[Entries from a dataset]
★ ★ ★

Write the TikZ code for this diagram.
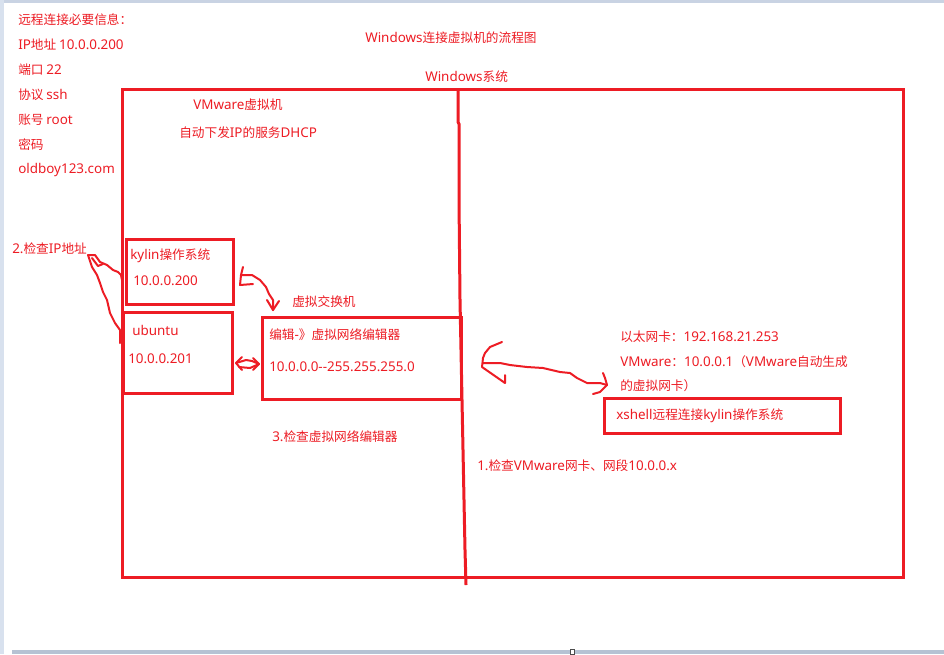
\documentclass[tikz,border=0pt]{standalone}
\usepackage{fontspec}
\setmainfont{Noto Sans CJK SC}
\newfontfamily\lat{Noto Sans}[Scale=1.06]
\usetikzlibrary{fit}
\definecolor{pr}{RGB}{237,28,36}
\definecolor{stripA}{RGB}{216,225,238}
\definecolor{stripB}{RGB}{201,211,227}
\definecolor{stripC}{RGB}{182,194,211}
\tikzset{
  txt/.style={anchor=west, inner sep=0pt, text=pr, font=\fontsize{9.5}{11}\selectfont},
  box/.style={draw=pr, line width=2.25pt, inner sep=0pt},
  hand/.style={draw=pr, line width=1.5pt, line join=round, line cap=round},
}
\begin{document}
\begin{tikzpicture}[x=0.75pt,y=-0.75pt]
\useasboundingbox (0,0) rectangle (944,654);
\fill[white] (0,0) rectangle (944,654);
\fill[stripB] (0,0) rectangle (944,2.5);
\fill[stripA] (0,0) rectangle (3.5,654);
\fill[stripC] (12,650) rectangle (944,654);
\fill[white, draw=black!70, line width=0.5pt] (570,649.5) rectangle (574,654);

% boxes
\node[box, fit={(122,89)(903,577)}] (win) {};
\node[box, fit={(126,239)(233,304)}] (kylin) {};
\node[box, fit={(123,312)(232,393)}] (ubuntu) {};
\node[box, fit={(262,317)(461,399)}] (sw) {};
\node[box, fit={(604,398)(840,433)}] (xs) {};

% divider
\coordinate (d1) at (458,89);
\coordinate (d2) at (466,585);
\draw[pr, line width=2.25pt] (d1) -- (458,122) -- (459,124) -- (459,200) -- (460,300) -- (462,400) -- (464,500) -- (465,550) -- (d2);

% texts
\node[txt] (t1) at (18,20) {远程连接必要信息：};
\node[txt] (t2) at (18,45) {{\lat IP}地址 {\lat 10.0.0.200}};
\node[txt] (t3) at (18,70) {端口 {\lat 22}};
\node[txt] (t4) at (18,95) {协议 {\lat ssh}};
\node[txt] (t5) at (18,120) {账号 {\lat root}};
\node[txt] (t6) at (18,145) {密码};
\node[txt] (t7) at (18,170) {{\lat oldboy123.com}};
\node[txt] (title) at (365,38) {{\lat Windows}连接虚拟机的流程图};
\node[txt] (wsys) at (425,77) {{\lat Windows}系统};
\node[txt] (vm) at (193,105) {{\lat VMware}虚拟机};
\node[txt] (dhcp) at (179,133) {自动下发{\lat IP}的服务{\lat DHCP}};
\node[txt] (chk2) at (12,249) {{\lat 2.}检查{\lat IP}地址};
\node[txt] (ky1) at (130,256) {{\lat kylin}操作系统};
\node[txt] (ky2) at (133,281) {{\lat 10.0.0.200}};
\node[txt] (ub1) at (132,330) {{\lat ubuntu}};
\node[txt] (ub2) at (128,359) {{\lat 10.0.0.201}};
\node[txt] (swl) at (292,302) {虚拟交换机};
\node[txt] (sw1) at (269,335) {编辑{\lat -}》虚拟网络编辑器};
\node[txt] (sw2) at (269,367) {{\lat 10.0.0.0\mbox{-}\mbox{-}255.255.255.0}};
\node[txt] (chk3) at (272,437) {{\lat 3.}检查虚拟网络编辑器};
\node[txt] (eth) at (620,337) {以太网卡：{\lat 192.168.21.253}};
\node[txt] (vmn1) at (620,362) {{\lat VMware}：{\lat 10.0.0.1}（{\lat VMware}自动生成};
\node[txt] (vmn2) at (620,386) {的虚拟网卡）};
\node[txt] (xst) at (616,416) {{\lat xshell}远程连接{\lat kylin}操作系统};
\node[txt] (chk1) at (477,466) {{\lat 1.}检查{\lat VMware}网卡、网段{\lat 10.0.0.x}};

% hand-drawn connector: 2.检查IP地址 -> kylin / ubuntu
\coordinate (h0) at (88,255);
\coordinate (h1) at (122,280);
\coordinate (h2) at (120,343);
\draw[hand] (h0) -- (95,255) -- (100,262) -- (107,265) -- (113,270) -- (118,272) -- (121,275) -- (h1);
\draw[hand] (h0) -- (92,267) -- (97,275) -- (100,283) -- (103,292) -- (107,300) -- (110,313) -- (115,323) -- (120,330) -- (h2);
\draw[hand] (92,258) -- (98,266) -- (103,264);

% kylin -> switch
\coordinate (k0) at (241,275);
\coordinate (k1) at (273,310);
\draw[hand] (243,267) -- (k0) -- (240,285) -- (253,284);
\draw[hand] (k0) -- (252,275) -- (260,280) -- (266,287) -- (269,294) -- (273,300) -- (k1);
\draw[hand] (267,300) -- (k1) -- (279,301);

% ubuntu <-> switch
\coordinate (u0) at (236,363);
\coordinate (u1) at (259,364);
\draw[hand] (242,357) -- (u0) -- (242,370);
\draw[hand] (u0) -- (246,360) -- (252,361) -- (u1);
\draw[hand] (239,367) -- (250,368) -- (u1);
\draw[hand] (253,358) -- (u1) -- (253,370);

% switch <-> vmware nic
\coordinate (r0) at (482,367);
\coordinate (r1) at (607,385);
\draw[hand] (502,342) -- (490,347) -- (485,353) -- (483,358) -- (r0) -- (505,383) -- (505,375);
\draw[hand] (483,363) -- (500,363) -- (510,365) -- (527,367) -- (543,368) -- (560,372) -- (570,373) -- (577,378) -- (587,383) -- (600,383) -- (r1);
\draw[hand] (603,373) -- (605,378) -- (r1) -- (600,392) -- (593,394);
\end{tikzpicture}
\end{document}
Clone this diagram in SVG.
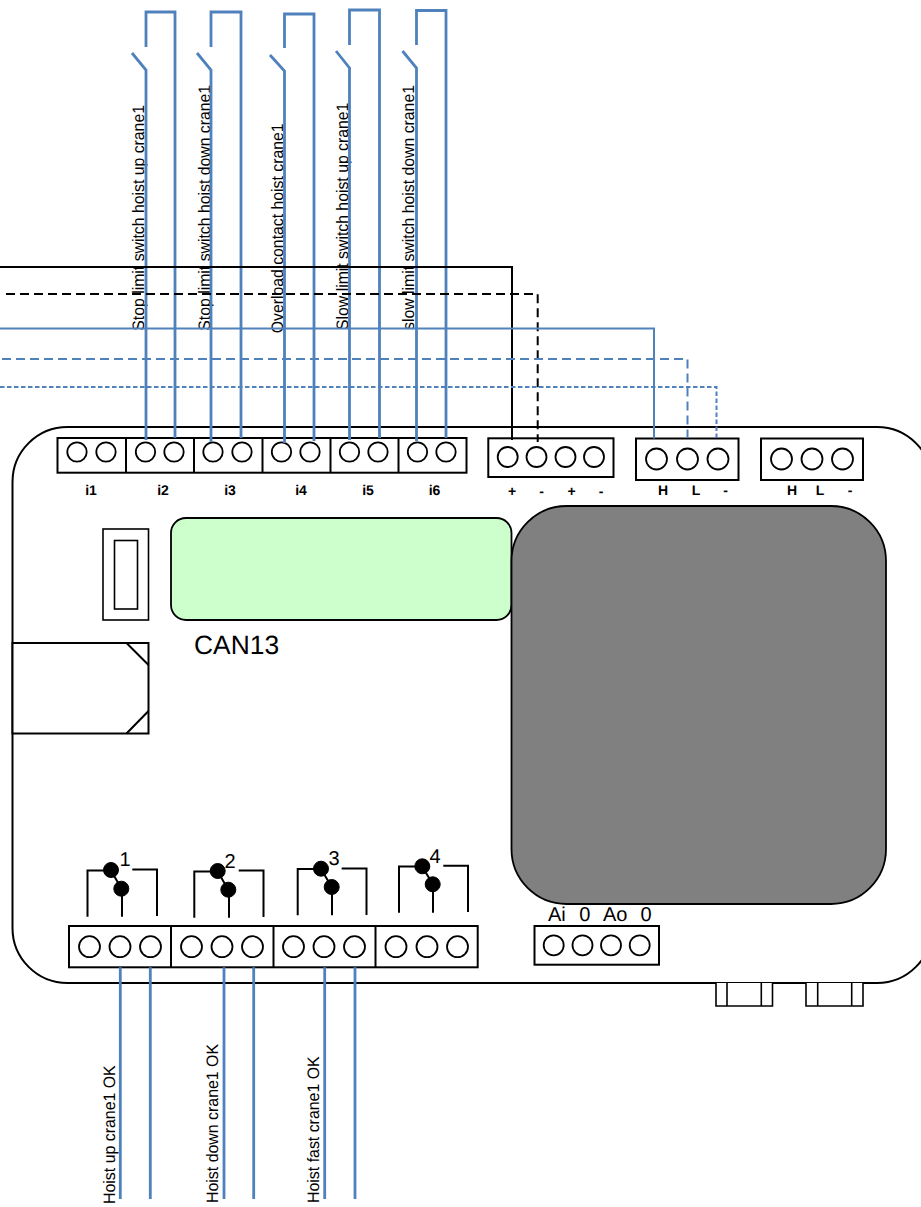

★ ★ ★

- [Task prompt]
Omit the pictures, then repeat exactly each line from the beginning of the listing through the line with "(465,550) -- (d2);".

- [Task output]
Write the TikZ code for this diagram.
\documentclass[tikz,border=0pt]{standalone}
\usepackage{fontspec}
\setmainfont{Noto Sans CJK SC}
\newfontfamily\lat{Noto Sans}[Scale=1.06]
\usetikzlibrary{fit}
\definecolor{pr}{RGB}{237,28,36}
\definecolor{stripA}{RGB}{216,225,238}
\definecolor{stripB}{RGB}{201,211,227}
\definecolor{stripC}{RGB}{182,194,211}
\tikzset{
  txt/.style={anchor=west, inner sep=0pt, text=pr, font=\fontsize{9.5}{11}\selectfont},
  box/.style={draw=pr, line width=2.25pt, inner sep=0pt},
  hand/.style={draw=pr, line width=1.5pt, line join=round, line cap=round},
}
\begin{document}
\begin{tikzpicture}[x=0.75pt,y=-0.75pt]
\useasboundingbox (0,0) rectangle (944,654);
\fill[white] (0,0) rectangle (944,654);
\fill[stripB] (0,0) rectangle (944,2.5);
\fill[stripA] (0,0) rectangle (3.5,654);
\fill[stripC] (12,650) rectangle (944,654);
\fill[white, draw=black!70, line width=0.5pt] (570,649.5) rectangle (574,654);

% boxes
\node[box, fit={(122,89)(903,577)}] (win) {};
\node[box, fit={(126,239)(233,304)}] (kylin) {};
\node[box, fit={(123,312)(232,393)}] (ubuntu) {};
\node[box, fit={(262,317)(461,399)}] (sw) {};
\node[box, fit={(604,398)(840,433)}] (xs) {};

% divider
\coordinate (d1) at (458,89);
\coordinate (d2) at (466,585);
\draw[pr, line width=2.25pt] (d1) -- (458,122) -- (459,124) -- (459,200) -- (460,300) -- (462,400) -- (464,500) -- (465,550) -- (d2);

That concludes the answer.